Return the first line, the line containing "import plotly.graph_objects as go", and every line between them, exactly as they stand.

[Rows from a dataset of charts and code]
+ + + +

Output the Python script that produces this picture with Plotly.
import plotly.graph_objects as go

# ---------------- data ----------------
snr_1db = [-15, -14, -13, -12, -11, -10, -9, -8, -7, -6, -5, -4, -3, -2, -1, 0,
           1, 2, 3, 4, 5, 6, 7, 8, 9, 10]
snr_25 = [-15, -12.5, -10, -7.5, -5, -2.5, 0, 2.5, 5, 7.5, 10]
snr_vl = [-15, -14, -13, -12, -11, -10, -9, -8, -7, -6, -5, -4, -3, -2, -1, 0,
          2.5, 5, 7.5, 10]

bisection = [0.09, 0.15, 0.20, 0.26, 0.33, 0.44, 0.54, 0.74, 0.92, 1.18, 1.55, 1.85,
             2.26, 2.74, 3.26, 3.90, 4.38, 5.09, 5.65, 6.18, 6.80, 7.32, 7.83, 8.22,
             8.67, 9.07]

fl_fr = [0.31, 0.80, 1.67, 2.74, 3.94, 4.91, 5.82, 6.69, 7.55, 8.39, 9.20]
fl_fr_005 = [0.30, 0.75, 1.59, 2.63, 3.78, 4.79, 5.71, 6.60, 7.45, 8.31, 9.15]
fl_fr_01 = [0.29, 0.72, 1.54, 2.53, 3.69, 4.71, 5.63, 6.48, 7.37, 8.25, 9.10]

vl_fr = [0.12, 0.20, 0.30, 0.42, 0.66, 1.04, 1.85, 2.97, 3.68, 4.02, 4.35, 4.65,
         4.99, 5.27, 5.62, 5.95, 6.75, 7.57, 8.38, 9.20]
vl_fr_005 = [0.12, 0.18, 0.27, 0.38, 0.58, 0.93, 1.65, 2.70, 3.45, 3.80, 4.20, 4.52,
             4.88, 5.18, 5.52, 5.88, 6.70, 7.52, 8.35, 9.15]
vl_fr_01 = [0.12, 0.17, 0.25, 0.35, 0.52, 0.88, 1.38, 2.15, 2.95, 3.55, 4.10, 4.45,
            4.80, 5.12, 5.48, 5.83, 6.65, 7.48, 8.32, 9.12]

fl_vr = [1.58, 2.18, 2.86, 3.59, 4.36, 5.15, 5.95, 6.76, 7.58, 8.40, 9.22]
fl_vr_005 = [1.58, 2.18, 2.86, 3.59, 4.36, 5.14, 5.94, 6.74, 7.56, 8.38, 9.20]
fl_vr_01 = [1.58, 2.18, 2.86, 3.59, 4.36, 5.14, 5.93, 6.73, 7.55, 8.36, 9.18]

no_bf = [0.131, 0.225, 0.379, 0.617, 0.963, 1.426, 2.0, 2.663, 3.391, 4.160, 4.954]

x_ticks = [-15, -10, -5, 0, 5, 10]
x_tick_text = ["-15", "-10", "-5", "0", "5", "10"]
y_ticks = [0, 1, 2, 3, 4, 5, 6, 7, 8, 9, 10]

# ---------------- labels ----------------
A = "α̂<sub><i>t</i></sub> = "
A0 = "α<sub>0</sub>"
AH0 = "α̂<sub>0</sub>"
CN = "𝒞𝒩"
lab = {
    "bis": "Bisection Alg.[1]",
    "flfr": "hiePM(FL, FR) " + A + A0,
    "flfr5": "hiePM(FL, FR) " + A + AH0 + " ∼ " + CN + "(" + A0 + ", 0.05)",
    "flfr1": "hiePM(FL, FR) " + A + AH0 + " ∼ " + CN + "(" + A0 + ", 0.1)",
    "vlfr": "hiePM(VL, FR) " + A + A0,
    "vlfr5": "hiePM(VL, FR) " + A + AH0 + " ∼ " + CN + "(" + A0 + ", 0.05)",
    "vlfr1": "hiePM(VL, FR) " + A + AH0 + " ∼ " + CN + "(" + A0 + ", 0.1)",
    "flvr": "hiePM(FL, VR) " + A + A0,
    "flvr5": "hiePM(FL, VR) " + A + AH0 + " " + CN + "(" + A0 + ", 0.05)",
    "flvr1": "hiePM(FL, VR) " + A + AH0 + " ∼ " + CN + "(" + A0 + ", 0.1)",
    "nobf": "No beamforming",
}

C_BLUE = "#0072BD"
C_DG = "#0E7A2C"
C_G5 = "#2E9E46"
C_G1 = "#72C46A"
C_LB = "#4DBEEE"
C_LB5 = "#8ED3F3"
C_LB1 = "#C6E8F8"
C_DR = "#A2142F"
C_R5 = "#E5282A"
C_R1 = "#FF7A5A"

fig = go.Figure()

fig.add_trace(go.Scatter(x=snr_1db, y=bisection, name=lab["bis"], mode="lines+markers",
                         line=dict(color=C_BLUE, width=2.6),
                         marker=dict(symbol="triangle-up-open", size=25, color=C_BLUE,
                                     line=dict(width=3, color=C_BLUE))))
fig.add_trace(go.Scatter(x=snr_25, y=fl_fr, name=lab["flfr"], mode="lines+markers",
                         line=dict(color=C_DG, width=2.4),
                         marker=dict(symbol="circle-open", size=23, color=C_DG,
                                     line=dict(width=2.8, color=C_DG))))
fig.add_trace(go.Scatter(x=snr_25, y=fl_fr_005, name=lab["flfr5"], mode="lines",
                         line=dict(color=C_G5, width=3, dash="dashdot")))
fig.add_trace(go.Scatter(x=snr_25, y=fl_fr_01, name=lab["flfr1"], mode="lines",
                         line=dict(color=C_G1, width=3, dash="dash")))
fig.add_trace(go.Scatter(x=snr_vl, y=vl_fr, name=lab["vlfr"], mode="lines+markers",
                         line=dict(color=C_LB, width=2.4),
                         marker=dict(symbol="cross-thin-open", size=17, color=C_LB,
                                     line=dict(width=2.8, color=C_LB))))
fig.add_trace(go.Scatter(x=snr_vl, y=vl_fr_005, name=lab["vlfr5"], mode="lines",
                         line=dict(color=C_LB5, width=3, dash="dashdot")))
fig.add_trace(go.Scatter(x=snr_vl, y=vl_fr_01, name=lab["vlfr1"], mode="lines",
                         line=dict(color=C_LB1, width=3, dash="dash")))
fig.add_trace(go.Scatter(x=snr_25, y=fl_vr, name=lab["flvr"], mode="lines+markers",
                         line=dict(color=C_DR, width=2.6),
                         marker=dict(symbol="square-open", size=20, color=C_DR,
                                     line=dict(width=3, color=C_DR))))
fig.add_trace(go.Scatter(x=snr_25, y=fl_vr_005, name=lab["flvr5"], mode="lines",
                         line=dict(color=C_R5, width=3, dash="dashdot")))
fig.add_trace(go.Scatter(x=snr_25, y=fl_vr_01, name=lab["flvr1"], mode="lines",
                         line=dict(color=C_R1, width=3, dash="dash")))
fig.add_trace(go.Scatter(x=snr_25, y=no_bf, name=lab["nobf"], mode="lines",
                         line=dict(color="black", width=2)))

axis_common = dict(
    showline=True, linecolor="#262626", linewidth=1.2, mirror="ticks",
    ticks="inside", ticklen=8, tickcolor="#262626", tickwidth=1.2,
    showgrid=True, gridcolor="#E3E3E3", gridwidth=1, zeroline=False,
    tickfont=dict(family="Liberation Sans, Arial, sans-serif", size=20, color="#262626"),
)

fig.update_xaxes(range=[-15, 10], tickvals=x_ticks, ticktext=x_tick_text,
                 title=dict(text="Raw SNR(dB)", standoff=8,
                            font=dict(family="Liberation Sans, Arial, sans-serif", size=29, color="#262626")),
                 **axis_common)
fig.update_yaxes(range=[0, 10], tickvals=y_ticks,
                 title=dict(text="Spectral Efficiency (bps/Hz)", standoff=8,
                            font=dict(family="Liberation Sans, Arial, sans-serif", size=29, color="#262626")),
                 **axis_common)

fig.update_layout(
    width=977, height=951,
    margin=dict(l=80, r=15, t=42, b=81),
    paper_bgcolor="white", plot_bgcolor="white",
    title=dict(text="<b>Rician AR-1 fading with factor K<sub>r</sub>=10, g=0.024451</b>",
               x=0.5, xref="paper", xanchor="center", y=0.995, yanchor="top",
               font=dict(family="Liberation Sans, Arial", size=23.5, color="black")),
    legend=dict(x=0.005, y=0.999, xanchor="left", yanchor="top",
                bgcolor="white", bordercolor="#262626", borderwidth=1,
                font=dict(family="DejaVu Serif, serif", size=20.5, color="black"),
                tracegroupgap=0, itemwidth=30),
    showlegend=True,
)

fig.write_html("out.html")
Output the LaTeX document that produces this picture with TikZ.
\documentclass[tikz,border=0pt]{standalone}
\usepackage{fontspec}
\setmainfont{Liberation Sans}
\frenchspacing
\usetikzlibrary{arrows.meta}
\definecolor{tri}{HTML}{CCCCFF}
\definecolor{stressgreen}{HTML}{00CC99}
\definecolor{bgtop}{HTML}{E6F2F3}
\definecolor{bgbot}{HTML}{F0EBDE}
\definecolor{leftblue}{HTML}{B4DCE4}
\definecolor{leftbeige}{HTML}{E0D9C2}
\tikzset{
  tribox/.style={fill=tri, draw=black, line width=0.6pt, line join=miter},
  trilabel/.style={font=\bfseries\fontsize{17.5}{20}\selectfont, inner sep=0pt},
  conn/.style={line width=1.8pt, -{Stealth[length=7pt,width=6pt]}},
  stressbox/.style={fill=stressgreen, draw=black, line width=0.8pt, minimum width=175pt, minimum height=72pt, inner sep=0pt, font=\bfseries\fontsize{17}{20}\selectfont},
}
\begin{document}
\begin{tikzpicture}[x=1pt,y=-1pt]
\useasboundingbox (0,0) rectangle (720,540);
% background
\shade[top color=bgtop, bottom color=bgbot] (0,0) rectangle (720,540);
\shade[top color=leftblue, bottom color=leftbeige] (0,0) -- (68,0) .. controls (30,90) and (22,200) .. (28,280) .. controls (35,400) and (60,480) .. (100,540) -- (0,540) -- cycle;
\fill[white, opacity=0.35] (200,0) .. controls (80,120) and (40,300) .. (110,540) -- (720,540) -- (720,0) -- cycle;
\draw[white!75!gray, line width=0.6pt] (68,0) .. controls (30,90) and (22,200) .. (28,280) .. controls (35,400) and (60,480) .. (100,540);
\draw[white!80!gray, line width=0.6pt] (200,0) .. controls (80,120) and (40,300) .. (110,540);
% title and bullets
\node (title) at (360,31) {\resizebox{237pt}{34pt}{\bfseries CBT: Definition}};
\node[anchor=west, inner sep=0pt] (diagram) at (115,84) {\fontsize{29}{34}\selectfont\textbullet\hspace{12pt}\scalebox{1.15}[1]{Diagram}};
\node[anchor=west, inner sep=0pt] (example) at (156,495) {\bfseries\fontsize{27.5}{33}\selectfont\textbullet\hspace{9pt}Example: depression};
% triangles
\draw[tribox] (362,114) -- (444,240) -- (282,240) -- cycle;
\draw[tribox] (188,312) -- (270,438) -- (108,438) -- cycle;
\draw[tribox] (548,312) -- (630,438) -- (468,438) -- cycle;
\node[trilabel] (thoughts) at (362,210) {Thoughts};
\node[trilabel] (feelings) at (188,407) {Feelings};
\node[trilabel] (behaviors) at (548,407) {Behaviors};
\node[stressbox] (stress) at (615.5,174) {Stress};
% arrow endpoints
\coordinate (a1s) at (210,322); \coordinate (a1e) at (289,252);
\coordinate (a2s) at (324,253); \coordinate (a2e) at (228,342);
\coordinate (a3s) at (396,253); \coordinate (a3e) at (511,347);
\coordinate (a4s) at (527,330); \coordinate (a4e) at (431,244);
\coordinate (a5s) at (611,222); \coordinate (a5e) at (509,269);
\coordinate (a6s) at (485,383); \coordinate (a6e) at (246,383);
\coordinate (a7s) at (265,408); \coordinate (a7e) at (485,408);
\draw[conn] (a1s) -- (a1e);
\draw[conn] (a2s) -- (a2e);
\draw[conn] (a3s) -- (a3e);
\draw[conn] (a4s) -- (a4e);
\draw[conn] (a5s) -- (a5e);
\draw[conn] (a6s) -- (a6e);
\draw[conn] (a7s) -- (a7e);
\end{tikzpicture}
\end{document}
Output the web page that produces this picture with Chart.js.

+ + + +

RESULT OF THE TASK -
Output the Python script that produces this picture with Plotly.
import plotly.graph_objects as go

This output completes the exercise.